* **SHORT PROBLEM**: Return, without pictures, the lines from the start of the data through the one that contains "plt.rcParams['font.family'] = ['Liberation".

* **PROVIDED DATA**:
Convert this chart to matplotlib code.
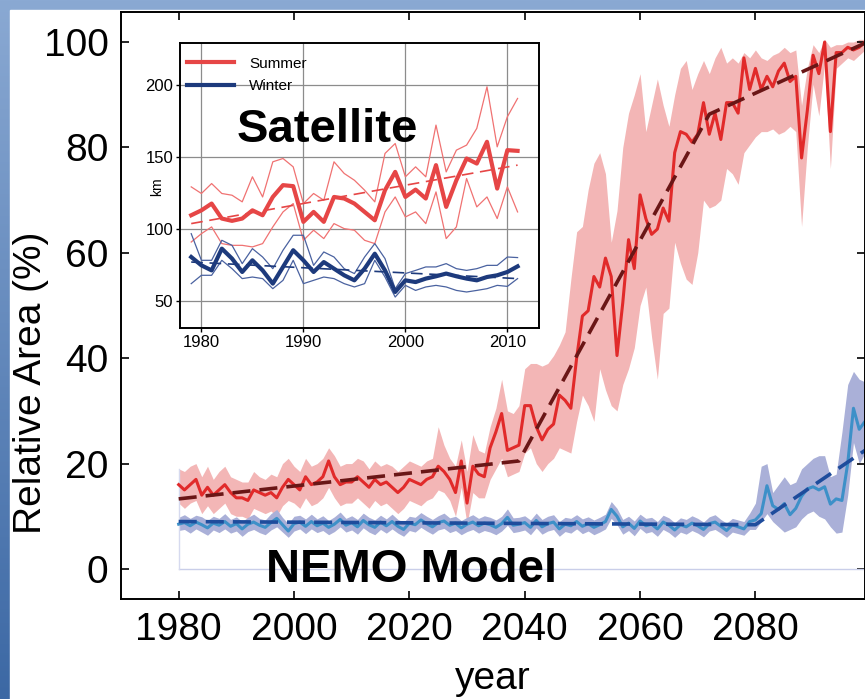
import numpy as np
import matplotlib.pyplot as plt
from matplotlib.patches import Rectangle
from matplotlib.colors import LinearSegmentedColormap

plt.rcParams['font.family'] = ['Liberation Sans', 'DejaVu Sans']

# NEMO model, relative area (%), yearly 1980-2099
years = np.arange(1980, 2100)
summer_model = [16.0, 15.0, 16.0, 17.0, 14.0, 15.5, 14.0, 15.0, 16.0, 14.5,
                13.5, 13.5, 13.0, 15.0, 14.5, 14.0, 14.5, 13.5, 15.5, 17.0,
                16.0, 15.0, 17.5, 16.0, 16.5, 17.5, 20.5, 17.5, 16.0, 16.5,
                16.5, 17.5, 16.5, 15.5, 17.0, 16.0, 16.5, 15.5, 14.5, 15.5,
                17.0, 16.5, 16.0, 17.0, 17.5, 19.5, 18.5, 17.0, 14.5, 20.5,
                12.5, 19.5, 18.0, 17.5, 23.0, 26.0, 29.5, 22.5, 23.0, 23.5,
                31.0, 31.0, 27.0, 24.5, 26.5, 27.5, 33.0, 32.0, 30.5, 40.0,
                48.0, 49.0, 55.5, 53.5, 59.0, 55.5, 40.5, 50.5, 62.5, 57.0,
                71.0, 66.5, 63.5, 64.5, 68.5, 66.0, 79.0, 83.0, 82.5, 81.0,
                82.5, 88.5, 82.5, 86.5, 81.5, 88.5, 88.5, 86.5, 97.0, 91.0,
                95.0, 91.0, 93.5, 91.5, 94.5, 96.0, 92.5, 93.5, 78.0, 87.0,
                97.5, 94.0, 100.0, 83.0, 98.0, 98.0, 99.0, 98.5, 99.0, 100.0]
summer_hi = [19.0, 18.5, 19.5, 20.0, 17.5, 19.5, 17.0, 18.5, 19.5, 17.5,
             17.0, 16.5, 16.5, 18.5, 17.5, 17.0, 18.0, 17.5, 20.0, 21.0,
             19.5, 18.5, 21.0, 19.5, 20.0, 21.0, 23.0, 21.5, 19.5, 20.0,
             20.0, 21.0, 20.5, 19.0, 20.5, 19.5, 20.0, 19.5, 18.5, 19.5,
             20.5, 20.0, 19.5, 20.5, 21.0, 27.0, 23.5, 21.0, 19.5, 24.5,
             18.5, 25.5, 22.5, 22.0, 27.0, 30.5, 36.0, 30.0, 29.5, 31.0,
             38.0, 39.0, 39.0, 38.5, 39.0, 40.5, 42.5, 45.0, 55.0, 64.0,
             65.0, 72.0, 77.0, 79.0, 75.0, 62.0, 68.0, 80.0, 86.5, 90.0,
             94.0, 83.0, 88.0, 93.0, 88.0, 84.0, 90.0, 95.0, 96.5, 91.0,
             94.0, 96.5, 94.0, 97.0, 99.0, 96.0, 97.0, 96.0, 98.0, 97.0,
             98.5, 97.0, 96.5, 97.5, 98.0, 99.0, 98.0, 98.5, 88.0, 95.0,
             99.5, 98.0, 100.5, 99.0, 99.5, 99.5, 100.0, 100.0, 100.5, 100.5]
summer_lo = [12.5, 11.5, 12.5, 13.0, 10.5, 12.0, 10.5, 11.5, 12.5, 10.5,
             10.0, 10.0, 9.5, 11.5, 11.0, 10.5, 11.0, 10.0, 12.0, 13.0,
             12.5, 11.5, 13.5, 12.0, 12.5, 13.5, 15.5, 13.5, 12.0, 12.5,
             12.5, 13.5, 12.5, 11.5, 13.0, 12.0, 12.5, 11.5, 10.5, 11.5,
             13.0, 12.5, 12.0, 13.0, 13.5, 15.0, 14.5, 13.0, 10.0, 15.5,
             8.5, 14.5, 13.5, 13.5, 17.0, 19.0, 21.0, 17.5, 18.0, 18.5,
             22.0, 23.0, 20.0, 18.5, 20.0, 21.0, 23.0, 22.5, 22.0, 28.0,
             33.0, 31.0, 28.0, 38.0, 34.0, 31.0, 30.0, 35.0, 38.0, 42.0,
             50.0, 53.5, 44.0, 36.0, 48.5, 49.5, 62.0, 58.0, 55.0, 54.0,
             60.0, 70.0, 68.5, 69.0, 70.0, 76.0, 75.0, 73.0, 79.0, 80.5,
             82.0, 83.0, 83.0, 83.5, 82.5, 83.0, 84.0, 83.0, 65.0, 80.0,
             92.0, 86.0, 96.0, 76.0, 95.0, 96.0, 97.0, 96.5, 97.5, 98.5]

winter_model = [8.5, 8.8, 8.2, 8.9, 8.4, 7.8, 8.7, 8.3, 9.0, 8.1,
                8.6, 7.6, 8.5, 8.9, 8.3, 7.9, 8.8, 9.6, 8.4, 7.2,
                8.6, 8.9, 8.1, 9.0, 8.2, 8.7, 7.9, 8.5, 9.4, 8.3,
                8.8, 8.0, 9.2, 8.4, 7.9, 8.9, 8.2, 9.0, 8.1, 7.5,
                8.7, 8.4, 9.3, 8.6, 8.0, 8.8, 9.1, 8.3, 8.7, 7.8,
                8.5, 8.9, 8.2, 8.7, 8.4, 7.9, 8.6, 9.8, 8.3, 8.5,
                8.8, 7.9, 9.2, 8.0, 8.6, 8.9, 7.6, 8.5, 8.2, 9.0,
                8.1, 8.6, 7.9, 8.4, 9.0, 11.3, 10.0, 8.0, 8.7, 7.7,
                9.1, 8.2, 8.5, 7.6, 8.9, 8.3, 7.4, 8.4, 8.0, 8.7,
                8.2, 7.5, 8.6, 8.9, 8.1, 7.3, 8.4, 8.0, 7.6, 9.0,
                9.3, 10.5, 15.8, 12.0, 11.3, 12.4, 10.3, 11.5, 13.8, 15.2,
                15.6, 15.0, 15.6, 12.3, 13.3, 13.0, 20.0, 30.5, 26.5, 28.0]
winter_hi = [9.8, 10.3, 9.6, 10.2, 9.9, 9.2, 10.0, 9.6, 10.5, 9.4,
             9.9, 9.0, 9.8, 10.4, 9.6, 9.3, 10.5, 11.3, 9.8, 8.6,
             10.0, 10.2, 9.5, 10.4, 9.5, 10.1, 9.2, 9.9, 10.8, 9.6,
             10.1, 9.4, 10.6, 9.8, 9.3, 10.2, 9.5, 10.4, 9.4, 8.9,
             10.0, 9.8, 10.7, 10.0, 9.4, 10.1, 10.6, 9.7, 10.0, 9.2,
             9.8, 10.3, 9.6, 10.1, 9.8, 9.3, 10.0, 11.4, 9.7, 9.8,
             10.1, 9.3, 10.6, 9.4, 10.0, 10.3, 9.0, 9.8, 9.6, 10.3,
             9.5, 9.9, 9.3, 9.8, 10.4, 12.8, 11.5, 9.4, 10.0, 9.1,
             10.4, 9.6, 9.8, 9.0, 10.2, 9.7, 8.8, 9.7, 9.4, 10.1,
             9.6, 8.9, 9.9, 10.3, 9.4, 8.7, 9.6, 9.3, 9.0, 10.6,
             12.5, 19.5, 20.0, 14.5, 16.0, 17.5, 16.0, 16.5, 19.0, 20.0,
             21.0, 21.5, 21.5, 17.5, 18.0, 26.0, 35.0, 37.5, 36.0, 35.5]
winter_lo = [7.3, 7.5, 6.8, 7.6, 7.0, 6.4, 7.4, 6.9, 7.6, 6.8,
             7.2, 6.2, 7.1, 7.5, 6.9, 6.5, 7.4, 8.0, 7.0, 6.0,
             7.2, 7.6, 6.7, 7.6, 6.9, 7.3, 6.5, 7.1, 8.0, 7.0,
             7.4, 6.6, 7.8, 7.0, 6.5, 7.5, 6.8, 7.6, 6.8, 6.2,
             7.3, 7.0, 7.9, 7.2, 6.6, 7.4, 7.7, 6.9, 7.3, 6.5,
             7.1, 7.5, 6.8, 7.3, 7.0, 6.5, 7.2, 8.3, 6.9, 7.1,
             7.4, 6.5, 7.8, 6.6, 7.2, 7.5, 6.2, 7.1, 6.8, 7.6,
             6.7, 7.2, 6.5, 7.0, 7.6, 9.6, 8.4, 6.6, 7.3, 6.3,
             7.7, 6.8, 7.1, 6.2, 7.5, 6.9, 6.0, 7.0, 6.6, 7.3,
             6.8, 6.1, 7.2, 7.5, 6.8, 6.0, 7.0, 6.7, 6.4, 7.5,
             7.5, 9.0, 10.5, 9.0, 8.0, 7.0, 7.5, 8.0, 9.5, 10.5,
             11.0, 10.0, 9.5, 8.0, 6.8, 7.0, 14.0, 24.0, 20.0, 22.0]

# piecewise linear trends
summer_trend_x = [1980, 2039, 2072, 2099]
summer_trend_y = [13.3, 20.5, 86.3, 99.8]
winter_trend_x = [1980, 2080, 2099]
winter_trend_y = [9.0, 8.4, 22.5]

# satellite inset (km), 1979-2011
sat_years = np.arange(1979, 2012)
sat_summer = [109.6, 113.0, 117.7, 107.3, 105.7, 107.3, 113.0, 109.6, 122.3, 130.5,
              129.8, 105.0, 111.9, 105.0, 122.3, 121.2, 117.7, 111.9, 106.1, 127.0,
              139.7, 122.3, 127.4, 121.2, 144.4, 115.4, 133.9, 149.0, 145.5, 160.6,
              128.1, 154.8, 154.3]
sat_summer_hi = [129.3, 124.7, 131.6, 124.7, 123.5, 118.9, 136.3, 122.3, 146.7, 149.0,
                 143.2, 117.7, 124.7, 120.0, 146.7, 138.6, 133.9, 127.0, 118.9, 152.5,
                 159.4, 136.3, 143.2, 136.3, 172.2, 139.7, 154.8, 158.3, 169.9, 198.8,
                 157.1, 178.0, 190.7]
sat_summer_lo = [91.0, 96.8, 101.5, 89.9, 88.7, 88.7, 87.6, 89.9, 101.5, 111.9,
                 117.7, 92.2, 99.2, 93.4, 103.8, 100.3, 99.2, 92.2, 89.9, 111.9,
                 122.3, 108.4, 111.9, 103.8, 125.8, 93.4, 101.5, 135.1, 115.4, 122.3,
                 107.3, 129.3, 111.9]
sat_winter = [80.6, 74.8, 71.3, 86.4, 79.5, 70.2, 78.3, 71.3, 62.1, 73.7,
              85.3, 78.3, 70.2, 77.1, 72.5, 67.9, 64.4, 72.5, 82.9, 71.3,
              56.3, 64.4, 63.2, 65.6, 67.2, 69.1, 67.2, 65.6, 64.4, 66.7,
              67.9, 70.2, 74.1]
sat_winter_hi = [96.8, 78.3, 78.3, 92.2, 88.7, 76.0, 86.4, 80.6, 72.5, 85.3,
                 95.7, 95.7, 74.8, 84.1, 80.6, 72.5, 69.1, 80.6, 89.9, 79.5,
                 58.6, 69.1, 71.3, 73.7, 73.7, 76.0, 72.5, 71.3, 72.5, 74.8,
                 74.8, 80.6, 80.2]
sat_winter_lo = [62.1, 67.9, 67.9, 78.3, 72.5, 65.6, 66.7, 65.6, 58.6, 64.4,
                 78.3, 62.1, 64.4, 66.7, 65.6, 62.1, 59.8, 62.1, 78.3, 66.7,
                 52.8, 60.9, 57.4, 59.8, 60.9, 59.8, 57.4, 56.3, 57.4, 58.6,
                 60.9, 60.2, 65.6]
sat_summer_trend = [103.8, 144.4]
sat_winter_trend = [77.1, 65.6]

fig = plt.figure(figsize=(8.65, 6.99), dpi=100)

# slide background: blue gradient with a white panel
bg = fig.add_axes([0, 0, 1, 1], zorder=-10)
grad = np.linspace(0, 1, 256).reshape(-1, 1)
cmap = LinearSegmentedColormap.from_list('slide', ['#8aa9d3', '#3c68a4'])
bg.imshow(grad, aspect='auto', cmap=cmap, extent=[0, 1, 0, 1])
bg.add_patch(Rectangle((10 / 865, 0), 1, 1 - 10 / 699, color='white'))
bg.set_xlim(0, 1)
bg.set_ylim(0, 1)
bg.set_axis_off()

# main model panel
ax = fig.add_axes([121 / 865, 1 - 599 / 699, 744 / 865, 587 / 699])
ax.fill_between(years, summer_lo, summer_hi, color='#f3b6b6', lw=0)
ax.fill_between(years, winter_lo, winter_hi, color='#aab0d8', lw=0)
ax.plot([years[0], years[-1]], [0, 0], color='#c9cee9', lw=1)
ax.plot([years[0], years[0]], [0, summer_hi[0]], color='#d6daef', lw=1)
ax.plot(years, summer_model, color='#e12a2a', lw=2.2)
ax.plot(years, winter_model, color='#3d90c8', lw=2.2)
ax.plot(summer_trend_x, summer_trend_y, color='#6a1616', lw=2.6, dashes=(5, 2.5))
ax.plot(winter_trend_x, winter_trend_y, color='#1e4c9c', lw=2.6, dashes=(5, 2.5))

ax.set_xlim(1970, 2099)
ax.set_ylim(-5.7, 105.7)
ax.set_xticks([1980, 2000, 2020, 2040, 2060, 2080])
ax.set_yticks([0, 20, 40, 60, 80, 100])
ax.tick_params(direction='in', top=True, right=True, length=6, width=1.2,
               labelsize=28, pad=9)
for s in ax.spines.values():
    s.set_linewidth(1.4)
ax.set_xlabel('year', fontsize=28, labelpad=10)
ax.set_ylabel('Relative Area (%)', fontsize=28, va='center')
ax.yaxis.set_label_coords(-0.121, 0.368)

# satellite inset
axin = fig.add_axes([180 / 865, 1 - 328 / 699, 359 / 865, 285 / 699])
axin.grid(True, color='#8c8c8c', lw=0.9)
axin.set_axisbelow(True)
axin.plot(sat_years, sat_summer_hi, color='#f07272', lw=0.9)
axin.plot(sat_years, sat_summer_lo, color='#f07272', lw=0.9)
axin.plot(sat_years, sat_winter_hi, color='#4a62a0', lw=0.9)
axin.plot(sat_years, sat_winter_lo, color='#4a62a0', lw=0.9)
l1, = axin.plot(sat_years, sat_summer, color='#e64646', lw=3, label='Summer')
l2, = axin.plot(sat_years, sat_winter, color='#1d3a7c', lw=3, label='Winter')
axin.plot([1979, 2011], sat_summer_trend, color='#e64646', lw=1.2, dashes=(7, 4))
axin.plot([1979, 2011], sat_winter_trend, color='#1d3a7c', lw=1.2, dashes=(7, 4))
axin.set_xlim(1977.9, 2013.1)
axin.set_ylim(31.3, 229.2)
axin.set_xticks([1980, 1990, 2000, 2010])
axin.set_yticks([50, 100, 150, 200])
axin.tick_params(length=3, width=1, labelsize=12, pad=2)
for s in axin.spines.values():
    s.set_linewidth(1.4)
axin.set_ylabel('km', fontsize=10, va='center')
axin.yaxis.set_label_coords(-0.064, 0.495)
axin.legend(handles=[l1, l2], loc='upper left', bbox_to_anchor=(-0.02, 1.0),
            frameon=False, fontsize=11, handlelength=3.1, handletextpad=1.0,
            borderaxespad=0.5, labelspacing=0.55)

fig.text(237 / 865, 1 - 142 / 699, 'Satellite', fontsize=34, fontweight='bold',
         ha='left', va='baseline')
fig.text(266 / 865, 1 - 582 / 699, 'NEMO Model', fontsize=34, fontweight='bold',
         ha='left', va='baseline')

fig.savefig('out.png', dpi=100)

* **OUTPUT FOR THIS TASK**:
Convert this chart to matplotlib code.
import numpy as np
import matplotlib.pyplot as plt
from matplotlib.patches import Rectangle
from matplotlib.colors import LinearSegmentedColormap

plt.rcParams['font.family'] = ['Liberation Sans', 'DejaVu Sans']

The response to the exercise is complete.